--- START OF SUPPLIED DATA ---
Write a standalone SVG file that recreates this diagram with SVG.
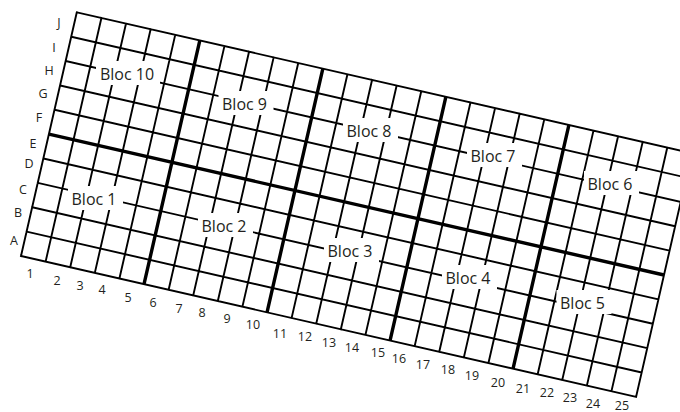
<svg xmlns="http://www.w3.org/2000/svg" width="680" height="412" viewBox="0 0 680 412">
<style>
.thin{fill:none;stroke:#000;stroke-width:1.9;stroke-linecap:square}
.thick{fill:none;stroke:#000;stroke-width:3.4;stroke-linecap:butt}
.bg{fill:#fff}
.bloc{font-family:"Open Sans","Liberation Sans",sans-serif;font-size:16px;fill:#231f20;text-anchor:middle}
.lbl{font-family:"Open Sans","Liberation Sans",sans-serif;font-size:12.5px;fill:#231f20;text-anchor:middle}
.num{font-family:"Open Sans","Liberation Sans",sans-serif;font-size:12.5px;fill:#231f20;text-anchor:middle}
</style>
<rect width="680" height="412" fill="#fff"/>
<g id="grid" transform="translate(21,256) rotate(12.9)">
<path class="thin" d="M0 0V-250M25.24 0V-250M50.48 0V-250M75.72 0V-250M100.96 0V-250M151.44 0V-250M176.68 0V-250M201.92 0V-250M227.16 0V-250M277.64 0V-250M302.88 0V-250M328.12 0V-250M353.36 0V-250M403.84 0V-250M429.08 0V-250M454.32 0V-250M479.56 0V-250M530.04 0V-250M555.28 0V-250M580.52 0V-250M605.76 0V-250M631 0V-250M0 0H631M0 -25H631M0 -50H631M0 -75H631M0 -100H631M0 -150H631M0 -175H631M0 -200H631M0 -225H631M0 -250H631"/>
<path class="thick" d="M126.2 0V-250M252.4 0V-250M378.6 0V-250M504.8 0V-250M0 -125H631"/>
</g>
<g id="bloc10"><rect class="bg" x="96" y="61" width="64" height="24"/><text class="bloc" x="127" y="80">Bloc 10</text></g>
<g id="bloc9"><rect class="bg" x="218.5" y="91" width="55" height="24"/><text class="bloc" x="244.5" y="110">Bloc 9</text></g>
<g id="bloc8"><rect class="bg" x="343" y="118" width="55" height="24"/><text class="bloc" x="369" y="137">Bloc 8</text></g>
<g id="bloc7"><rect class="bg" x="467" y="143" width="55" height="24"/><text class="bloc" x="493" y="162">Bloc 7</text></g>
<g id="bloc6"><rect class="bg" x="584" y="171" width="55" height="24"/><text class="bloc" x="610" y="190">Bloc 6</text></g>
<g id="bloc1"><rect class="bg" x="68" y="186" width="55" height="24"/><text class="bloc" x="94" y="205">Bloc 1</text></g>
<g id="bloc2"><rect class="bg" x="198" y="213" width="55" height="24"/><text class="bloc" x="224" y="232">Bloc 2</text></g>
<g id="bloc3"><rect class="bg" x="324" y="238" width="55" height="24"/><text class="bloc" x="350" y="257">Bloc 3</text></g>
<g id="bloc4"><rect class="bg" x="442" y="265" width="55" height="24"/><text class="bloc" x="468" y="284">Bloc 4</text></g>
<g id="bloc5"><rect class="bg" x="556.5" y="290" width="55" height="24"/><text class="bloc" x="582.5" y="309">Bloc 5</text></g>
<g id="rows">
<text class="lbl" x="59" y="27">J</text>
<text class="lbl" x="54" y="52">I</text>
<text class="lbl" x="49" y="75">H</text>
<text class="lbl" x="43" y="98">G</text>
<text class="lbl" x="39" y="122">F</text>
<text class="lbl" x="33" y="148">E</text>
<text class="lbl" x="29" y="168">D</text>
<text class="lbl" x="23" y="194">C</text>
<text class="lbl" x="18" y="217">B</text>
<text class="lbl" x="14" y="245">A</text>
</g>
<g id="cols">
<text class="num" x="30" y="278">1</text>
<text class="num" x="57" y="285">2</text>
<text class="num" x="80" y="290">3</text>
<text class="num" x="102" y="294">4</text>
<text class="num" x="128" y="302">5</text>
<text class="num" x="153" y="307">6</text>
<text class="num" x="179" y="313">7</text>
<text class="num" x="202" y="317">8</text>
<text class="num" x="227" y="323">9</text>
<text class="num" x="253" y="329">10</text>
<text class="num" x="280" y="338">11</text>
<text class="num" x="305" y="341">12</text>
<text class="num" x="329" y="347">13</text>
<text class="num" x="352" y="352">14</text>
<text class="num" x="378" y="357">15</text>
<text class="num" x="399" y="363">16</text>
<text class="num" x="423" y="369">17</text>
<text class="num" x="448" y="374">18</text>
<text class="num" x="472" y="380">19</text>
<text class="num" x="498" y="387">20</text>
<text class="num" x="523" y="393">21</text>
<text class="num" x="547" y="397">22</text>
<text class="num" x="570" y="402">23</text>
<text class="num" x="593" y="408">24</text>
<text class="num" x="622" y="410">25</text>
</g>
</svg>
--- END OF SUPPLIED DATA ---
Without the pictures, print the whole listing exactly as given.

Write a standalone SVG file that recreates this diagram with SVG.
<svg xmlns="http://www.w3.org/2000/svg" width="680" height="412" viewBox="0 0 680 412">
<style>
.thin{fill:none;stroke:#000;stroke-width:1.9;stroke-linecap:square}
.thick{fill:none;stroke:#000;stroke-width:3.4;stroke-linecap:butt}
.bg{fill:#fff}
.bloc{font-family:"Open Sans","Liberation Sans",sans-serif;font-size:16px;fill:#231f20;text-anchor:middle}
.lbl{font-family:"Open Sans","Liberation Sans",sans-serif;font-size:12.5px;fill:#231f20;text-anchor:middle}
.num{font-family:"Open Sans","Liberation Sans",sans-serif;font-size:12.5px;fill:#231f20;text-anchor:middle}
</style>
<rect width="680" height="412" fill="#fff"/>
<g id="grid" transform="translate(21,256) rotate(12.9)">
<path class="thin" d="M0 0V-250M25.24 0V-250M50.48 0V-250M75.72 0V-250M100.96 0V-250M151.44 0V-250M176.68 0V-250M201.92 0V-250M227.16 0V-250M277.64 0V-250M302.88 0V-250M328.12 0V-250M353.36 0V-250M403.84 0V-250M429.08 0V-250M454.32 0V-250M479.56 0V-250M530.04 0V-250M555.28 0V-250M580.52 0V-250M605.76 0V-250M631 0V-250M0 0H631M0 -25H631M0 -50H631M0 -75H631M0 -100H631M0 -150H631M0 -175H631M0 -200H631M0 -225H631M0 -250H631"/>
<path class="thick" d="M126.2 0V-250M252.4 0V-250M378.6 0V-250M504.8 0V-250M0 -125H631"/>
</g>
<g id="bloc10"><rect class="bg" x="96" y="61" width="64" height="24"/><text class="bloc" x="127" y="80">Bloc 10</text></g>
<g id="bloc9"><rect class="bg" x="218.5" y="91" width="55" height="24"/><text class="bloc" x="244.5" y="110">Bloc 9</text></g>
<g id="bloc8"><rect class="bg" x="343" y="118" width="55" height="24"/><text class="bloc" x="369" y="137">Bloc 8</text></g>
<g id="bloc7"><rect class="bg" x="467" y="143" width="55" height="24"/><text class="bloc" x="493" y="162">Bloc 7</text></g>
<g id="bloc6"><rect class="bg" x="584" y="171" width="55" height="24"/><text class="bloc" x="610" y="190">Bloc 6</text></g>
<g id="bloc1"><rect class="bg" x="68" y="186" width="55" height="24"/><text class="bloc" x="94" y="205">Bloc 1</text></g>
<g id="bloc2"><rect class="bg" x="198" y="213" width="55" height="24"/><text class="bloc" x="224" y="232">Bloc 2</text></g>
<g id="bloc3"><rect class="bg" x="324" y="238" width="55" height="24"/><text class="bloc" x="350" y="257">Bloc 3</text></g>
<g id="bloc4"><rect class="bg" x="442" y="265" width="55" height="24"/><text class="bloc" x="468" y="284">Bloc 4</text></g>
<g id="bloc5"><rect class="bg" x="556.5" y="290" width="55" height="24"/><text class="bloc" x="582.5" y="309">Bloc 5</text></g>
<g id="rows">
<text class="lbl" x="59" y="27">J</text>
<text class="lbl" x="54" y="52">I</text>
<text class="lbl" x="49" y="75">H</text>
<text class="lbl" x="43" y="98">G</text>
<text class="lbl" x="39" y="122">F</text>
<text class="lbl" x="33" y="148">E</text>
<text class="lbl" x="29" y="168">D</text>
<text class="lbl" x="23" y="194">C</text>
<text class="lbl" x="18" y="217">B</text>
<text class="lbl" x="14" y="245">A</text>
</g>
<g id="cols">
<text class="num" x="30" y="278">1</text>
<text class="num" x="57" y="285">2</text>
<text class="num" x="80" y="290">3</text>
<text class="num" x="102" y="294">4</text>
<text class="num" x="128" y="302">5</text>
<text class="num" x="153" y="307">6</text>
<text class="num" x="179" y="313">7</text>
<text class="num" x="202" y="317">8</text>
<text class="num" x="227" y="323">9</text>
<text class="num" x="253" y="329">10</text>
<text class="num" x="280" y="338">11</text>
<text class="num" x="305" y="341">12</text>
<text class="num" x="329" y="347">13</text>
<text class="num" x="352" y="352">14</text>
<text class="num" x="378" y="357">15</text>
<text class="num" x="399" y="363">16</text>
<text class="num" x="423" y="369">17</text>
<text class="num" x="448" y="374">18</text>
<text class="num" x="472" y="380">19</text>
<text class="num" x="498" y="387">20</text>
<text class="num" x="523" y="393">21</text>
<text class="num" x="547" y="397">22</text>
<text class="num" x="570" y="402">23</text>
<text class="num" x="593" y="408">24</text>
<text class="num" x="622" y="410">25</text>
</g>
</svg>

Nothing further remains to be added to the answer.